Is Sri Lanka seeing an upsurge of teenage pregnancies?
by Parakum Jayasinghe
February 3, 2017

A 15 years old girl of Ella area in Badulla delivered a baby recently just after she had sit for the G.C.E. Ordinary Level examination.  A 23-year-old man was arrested for statutory rape.

The girl either did not know or hid that she had been pregnant and the delivery had taken place unattended at home, as media reported. Police said to media that the midwife of the area had also helped to conceal the pregnancy.

February 2nd Lankadeepa Sinhala daily reported another similar incident in which a 29-year-old man had raped a 16-year-old girl in Kuliyapitiya.  The girl lived with her single mother. The rape took place before she had gone for a foreign employment two months ago. The suspect is a priest of fane to which the child was taken by her mother. The man later singled out the girl and abused her at a hotel in Kurunegala.  The victim has dropped out of school at grade 6 and now she is four months pregnant.

The latest incident was reported from a major hospital in the island (the name of the hospital is withheld on ethical grounds). A 12-year-old girl who is now seven months pregnant, presumably raped by her stepfather, is being treated in this hospital.

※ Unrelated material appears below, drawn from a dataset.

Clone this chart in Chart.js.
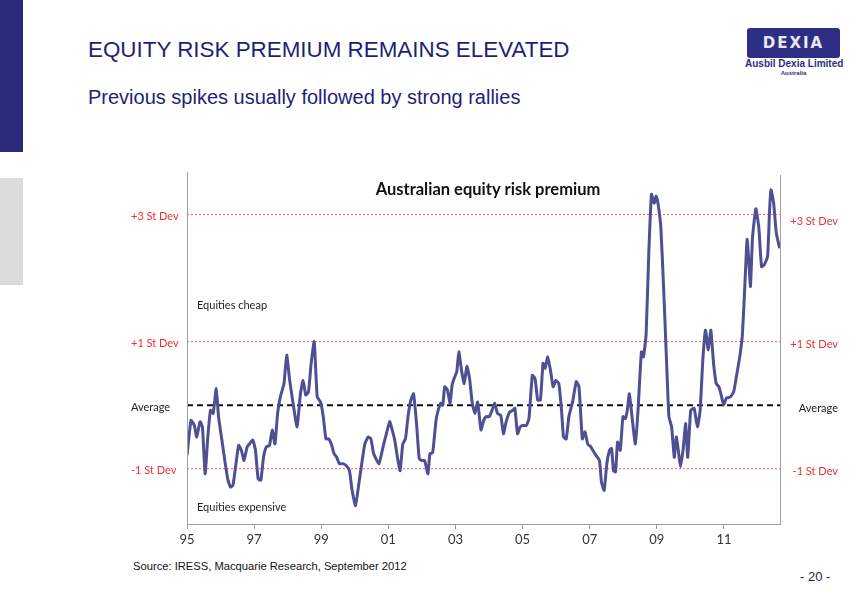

All these girls hail from poor families and low educational backgrounds. They will end up as teenage mothers who will lose chances for fulfilling their potentials both as children and youth.  Before that they risk their health and even lives due to pregnancies before they mature. One of these girls apparently delivered at home unattended by trained health staff.

Incidents of teenage pregnancies reported too often in media indicate many drawbacks in terms of reproductive rights and reproductive health education.

Four percent out of the 112 maternal deaths which took place in 2014 were teenagers. According to UNICEF estimates of 2015, at least 20,780 girls between 12 to 17 years of age are either married or cohabit.

Family Health Bureau statistics reveal that 5.3% of the pregnant women registered annually are young girls below 20 years.

Speaking on fertility and nuptiality at UNFPA Generation to Generation Dialogue, Prof. de Silva pointed out that Sri Lanka’s mean age of marriage had gone up .  “Sri Lanka’s mean age of marriage was 26 years for female in mid-1990s. But according to the 2012 population census, this has decreased to 23.4 years,” he pointed out.

Teenage pregnancies and child marriages are two reasons for that.

(Cover Photo: Back in 1939, a little Peruvian girl named Lina Medina gave birth to a healthy baby boy. She was only five-years-old then.)